I decided to look at all the starters (plus Keppinger), both position players and pitchers, to see who the most and least valuable players on the team were. Below is the chart, sorted by value per year of team control remaining. After the jump, we'll talk about what that chart means. (Thanks to Cot's Baseball Contracts for salary numbers and FanGraphs for WAR projections)

 

Name Value Years W/Team VPY
Michael Bourn 20 2 10.00
Jason Castro 59.5 6 9.92
Chris Johnson 37.1 5 7.42
Hunter Pence 20.8 3 6.93
Wandy Rodriguez 21.4 4 5.35
Bud Norris 24 5 4.80
Bill Hall 9.4 2 4.70
Brett Myers 13.5 3 4.50
J.A. Happ 17.3 4 4.33
Brett Wallace 19 6 3.17
Jeff Keppinger 6.1 2 3.05
Humberto Quintero 1.5 1 1.50
Clint Barmes 0.8 1 0.80
Carlos Lee -22.9 2 -11.45

It makes sense in a way that Michael Bourn has the most value per year.
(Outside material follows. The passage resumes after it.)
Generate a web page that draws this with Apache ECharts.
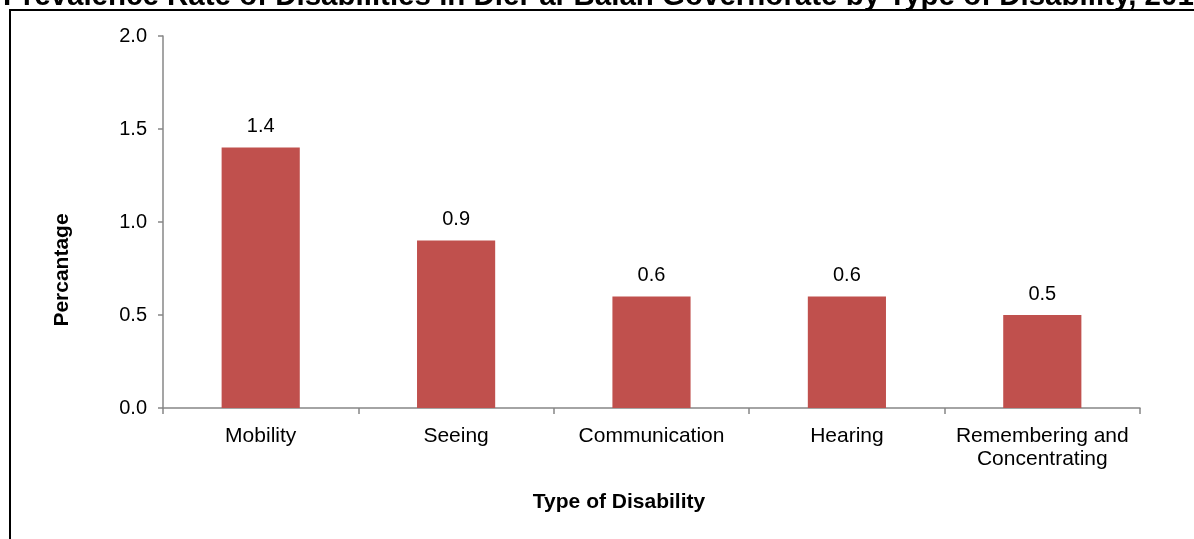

He's only got two more before he's a free agent, but his defense is such an asset that he's got a lot more value to the team than his salary will ever cover. The next four guys are not really surprising, unless you're really down on Jason Castro. I'm writing a piece for SBN Houston later today which will look at Castro's 2010 season and see what we might expect from him moving forward. For these purposes, I have his value too high. What I did was give him a WAR equivalent to a player like Russell Martin, since their defensive abilities and walk rates were very similar in their debut years. That gave him huge value in this calculator, but there is a great deal of uncertainty whether he can actually follow that path. So, unlike Bourn, I feel much less confident about Castro's value.

Same goes with Johnson, since we're having to project over the next five seasons. He gets plenty of credit here because his power makes him a WAR darling, but notice he's not much behind the higher-paid Pence in terms of value per year. After Pence, there's a sharp dropoff on the value scale, falling down to four pitchers and Bill Hall. The interesting thing with those pitchers is they all have about the same surplus value per year. Does that mean none of them have that true superstar potential, or does it mean the Astros have put together a productive, fairly inexpensive rotation that provides them a ton of value?

With Hall and Barmes, it's very hard to say how they'll perform next season. My best guess put them at the numbers you see above, but I was probably a little too optimistic with Hall and a little too pessimistic with Barmes. That should even out.

What I was very pleased with is that Carlos Lee is the only player with a negative trade value on the team. Heck, he, Barmes and Quintero are the only players with less than 5 million in surplus value to the team. That's a pretty big improvement over where the Astros were at two years ago.

I believe my constant caveats may convince you this method isn't perfect and I'll say it was harder this year to predict many of these guys, since the Astros have a bunch of seasons of team control left on many of these players. It's really hard to project how Bud Norris may do four years from now, so I feel less confident in his 24 million in surplus value. But, Norris is one of the more valuable players on the team, so I don't think saying he's worth more than 20 million in surplus trade value is wrong.

Don't expect the Astros to be able to trade Johnson for Justin Upton, though. Young players have value precisely because they are more valuable to their current team than others. It would take a pretty big deal to pry Johnson or Castro away from the Astros, but that doesn't mean other teams will offer that deal. It just means both of those guys are probably more valuable than any potential trades for them.

On the flip side, we also have a value for the three big trade chips left in Michael Bourn, Hunter Pence and Wandy Rodriguez. They're all worth about 20 million, which means they'd be able to fetch one top 50 hitter, a top 50 pitcher and a Grade B hitter or two top 100 hitters. It's probably not the return you were expecting, and it may not be near what Wade could actually get for them, but it does give you a nice framework if you are considering trading each of those guys.